ANZ boss says bank will consider compensating Cambodians forced off farms for sugar plantation
12 October 2018
ANZ will consider whether to compensate hundreds of Cambodian families who were forcibly evicted from their farms to make way for a sugar plantation and refinery partially financed by the bank, chief executive Shayne Elliott has told a parliamentary committee.
...Phnom Penh Sugar, which received a $40 million loan from ANZ joint venture ANZ Royal Bank in 2011, forced hundreds of families off their farming land to make way for a sugar plantation and refinery in Cambodia's Kampong Speu province, and employed child labourers in dangerous conditions.

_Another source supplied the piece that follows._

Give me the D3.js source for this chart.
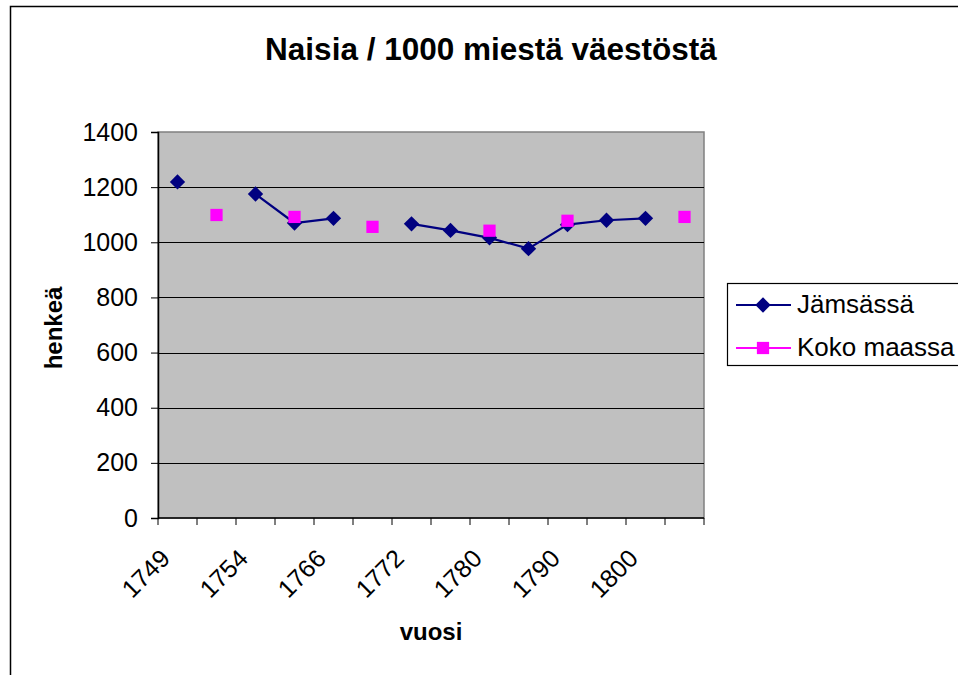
<!DOCTYPE html>
<html>
<head>
<meta charset="utf-8">
<script src="https://cdn.jsdelivr.net/npm/d3@7"></script>
<style>
  body { margin: 0; background: #fff; }
  text { font-family: "Liberation Sans", Arial, sans-serif; }
</style>
</head>
<body>
<div id="chart"></div>
<script>
// 14 category slots, only every second one is labelled in the original
const categories = ["1749", "", "1754", "", "1766", "", "1772", "", "1780", "", "1790", "", "1800", ""];
const jamsassa = [1219, null, 1175, 1070, 1087, null, 1067, 1043, 1016, 977, 1064, 1080, 1087, null];
const kokoMaassa = [null, 1099, null, 1092, null, 1056, null, null, 1042, null, 1078, null, null, 1092];
const yTicks = [0, 200, 400, 600, 800, 1000, 1200, 1400];

const W = 958, H = 675;
const plot = {left: 158, top: 132, right: 704, bottom: 518};

const svg = d3.select("#chart")
    .append("svg")
    .attr("width", W)
    .attr("height", H);

// chart area border (right/bottom fall outside the picture)
svg.append("rect")
    .attr("x", 10.5).attr("y", 6.5)
    .attr("width", 970).attr("height", 700)
    .attr("fill", "#fff")
    .attr("stroke", "#000")
    .attr("stroke-width", 1.5);

const x = d3.scaleBand()
    .domain(d3.range(categories.length))
    .range([plot.left, plot.right]);

const y = d3.scaleLinear()
    .domain([0, 1400])
    .range([plot.bottom, plot.top]);

// plot background
svg.append("rect")
    .attr("x", plot.left).attr("y", plot.top)
    .attr("width", plot.right - plot.left)
    .attr("height", plot.bottom - plot.top)
    .attr("fill", "#c0c0c0")
    .attr("stroke", "#808080")
    .attr("stroke-width", 1.5);

// gridlines
svg.append("g")
    .selectAll("line")
    .data(yTicks.filter(d => d > 0 && d < 1400))
    .join("line")
    .attr("x1", plot.left).attr("x2", plot.right)
    .attr("y1", d => Math.round(y(d)) + 0.5)
    .attr("y2", d => Math.round(y(d)) + 0.5)
    .attr("stroke", "#000");

// y axis
const yAxis = svg.append("g")
    .attr("transform", `translate(${plot.left},0)`)
    .call(d3.axisLeft(y).tickValues(yTicks).tickSize(7).tickPadding(13).tickFormat(d3.format("d")));
yAxis.select(".domain").attr("stroke", "#000").attr("stroke-width", 1.5);
yAxis.selectAll(".tick line").attr("stroke", "#000");
yAxis.selectAll(".tick text")
    .attr("font-size", 25)
    .attr("fill", "#000")
    .attr("font-family", "Liberation Sans, Arial, sans-serif");

// x axis: ticks at slot borders
const xAxisG = svg.append("g")
    .attr("transform", `translate(0,${plot.bottom})`);
xAxisG.append("line")
    .attr("x1", plot.left).attr("x2", plot.right)
    .attr("stroke", "#000").attr("stroke-width", 1.5);
xAxisG.selectAll(".xt")
    .data(d3.range(categories.length + 1))
    .join("line")
    .attr("class", "xt")
    .attr("x1", d => d < categories.length ? x(d) : plot.right)
    .attr("x2", d => d < categories.length ? x(d) : plot.right)
    .attr("y1", 0).attr("y2", 7)
    .attr("stroke", "#000");
xAxisG.selectAll(".xl")
    .data(d3.range(categories.length).filter(i => categories[i] !== ""))
    .join("text")
    .attr("class", "xl")
    .attr("transform", i => `translate(${x(i) + x.bandwidth() / 2 - 6},42) rotate(-45)`)
    .attr("text-anchor", "end")
    .attr("font-size", 25)
    .text(i => categories[i]);

const cx = i => x(i) + x.bandwidth() / 2;

// Jämsässä line + diamonds
const line = d3.line()
    .defined(d => d != null)
    .x((d, i) => cx(i))
    .y(d => y(d));

svg.append("path")
    .datum(jamsassa)
    .attr("fill", "none")
    .attr("stroke", "#000080")
    .attr("stroke-width", 2.2)
    .attr("d", line);

const diamond = d3.symbol().type(d3.symbolDiamond2).size(150);
const square = d3.symbol().type(d3.symbolSquare).size(150);

svg.append("g")
    .selectAll("path")
    .data(jamsassa.map((v, i) => ({v, i})).filter(d => d.v != null))
    .join("path")
    .attr("transform", d => `translate(${cx(d.i)},${y(d.v)})`)
    .attr("d", diamond)
    .attr("fill", "#000080");

svg.append("path")
    .datum(kokoMaassa)
    .attr("fill", "none")
    .attr("stroke", "#ff00ff")
    .attr("stroke-width", 2.2)
    .attr("d", line);

svg.append("g")
    .selectAll("path")
    .data(kokoMaassa.map((v, i) => ({v, i})).filter(d => d.v != null))
    .join("path")
    .attr("transform", d => `translate(${cx(d.i)},${y(d.v)})`)
    .attr("d", square)
    .attr("fill", "#ff00ff");

// titles
svg.append("text")
    .attr("x", 491).attr("y", 60)
    .attr("text-anchor", "middle")
    .attr("font-size", 31.5)
    .attr("font-weight", "bold")
    .text("Naisia / 1000 miestä väestöstä");

svg.append("text")
    .attr("x", 431).attr("y", 640)
    .attr("text-anchor", "middle")
    .attr("font-size", 24)
    .attr("font-weight", "bold")
    .text("vuosi");

svg.append("text")
    .attr("transform", "translate(62,328) rotate(-90)")
    .attr("text-anchor", "middle")
    .attr("font-size", 24)
    .attr("font-weight", "bold")
    .text("henkeä");

// legend
const legend = svg.append("g");
legend.append("rect")
    .attr("x", 727.5).attr("y", 283.5)
    .attr("width", 260).attr("height", 82)
    .attr("fill", "#fff")
    .attr("stroke", "#000")
    .attr("stroke-width", 1.2);

const series = [
    {name: "Jämsässä", color: "#000080", sym: diamond, y: 305},
    {name: "Koko maassa", color: "#ff00ff", sym: square, y: 348}
];
const item = legend.selectAll(".item")
    .data(series)
    .join("g")
    .attr("class", "item");
item.append("line")
    .attr("x1", 736).attr("x2", 791)
    .attr("y1", d => d.y).attr("y2", d => d.y)
    .attr("stroke", d => d.color)
    .attr("stroke-width", 2);
item.append("path")
    .attr("transform", d => `translate(763,${d.y})`)
    .attr("d", d => d.sym())
    .attr("fill", d => d.color);
item.append("text")
    .attr("x", 797)
    .attr("y", d => d.y + 8)
    .attr("font-size", 26)
    .text(d => d.name);
</script>
</body>
</html>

...Elliott said the bank provided financing for purposes of building the refinery, not to acquire the plantation land, but "that doesn't excuse it".
"This is a dreadful situation and nobody's proud of the situation that's happened," he said.
..."The profit on something like that would have been quite de minimus, but that doesn't mean we shouldn't do the right thing," he said.
...Australian National Contact Point recommended that ANZ should introduce internal human rights compliance procedures, improve its screening of potential clients, and establish a grievance resolution mechanism.
...Elliott said the bank's human rights processes were "radically different" now, partly as a result of the Phnom Penh Sugar debacle.
"I believe that transaction would not get approved at ANZ today."